Thus, there is a significant performance increase with the offload of a portion of this function to switching hardware.

This performance increase is the goal of the MLS feature.

Two of the three major components of MLS are the MLS route processor (MLS-RP) and the MLS switching engine (MLS-SE).

The MLS-RP is the MLS-enabled router, which performs the traditional function of routing between subnets/VLANs.

The MLS-SE is a MLS-enabled switch, which normally requires a router to route between subnets/VLANs.

However, with special hardware and software, MLS-SE can handle the rewrite of the packet.

When a packet transverses a routed interface, the change (rewrite) of non-data portions of the packet occurs as the packet heads to the destination, hop by hop.
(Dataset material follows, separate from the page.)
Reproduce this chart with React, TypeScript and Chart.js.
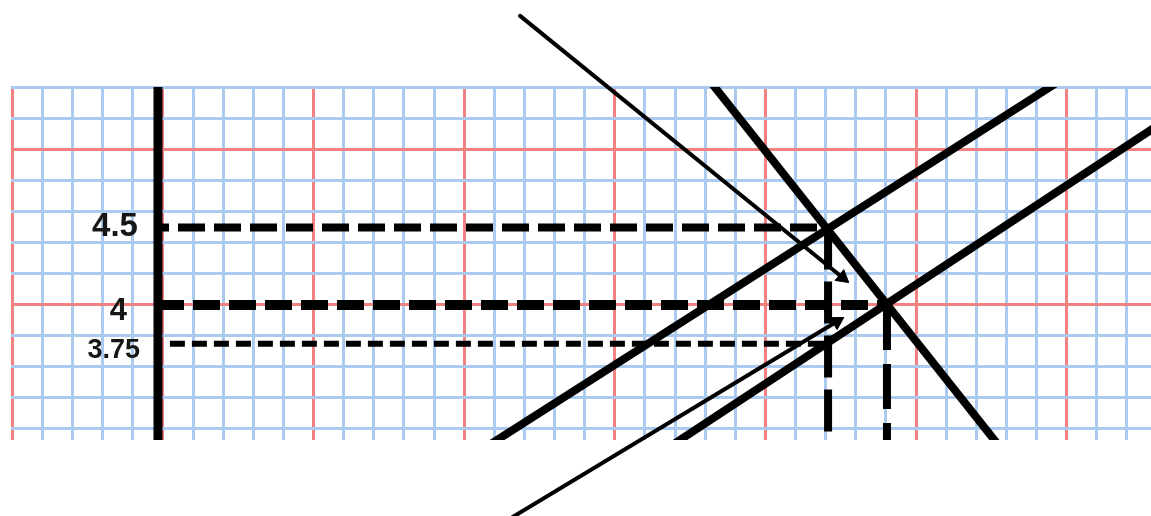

Confusion can arise here because a Layer 2 device appears to take on a Layer 3 task.

Actually, the switch only rewrites Layer 3 information and "switches" between subnets/VLANs.

The router is still responsible for standards-based route calculations and best-path determination.

You can avoid much of this confusion if you mentally keep the routing and switching functions separate, especially when they are within the same chassis (as with an internal MLS-RP).

Think of MLS as a much more advanced form of route cache, with a separation of the cache from the router on a switch.

MLS requires both the MLS-RP and the MLS-SE, along with respective hardware and software minimums.

The MLS-RP can be internal (installation in a switch chassis) or external (connection via a cable to a trunk port on the switch).

Examples of internal MLS-RPs are the Route Switch Module (RSM) and the Route Switch Feature Card (RSFC).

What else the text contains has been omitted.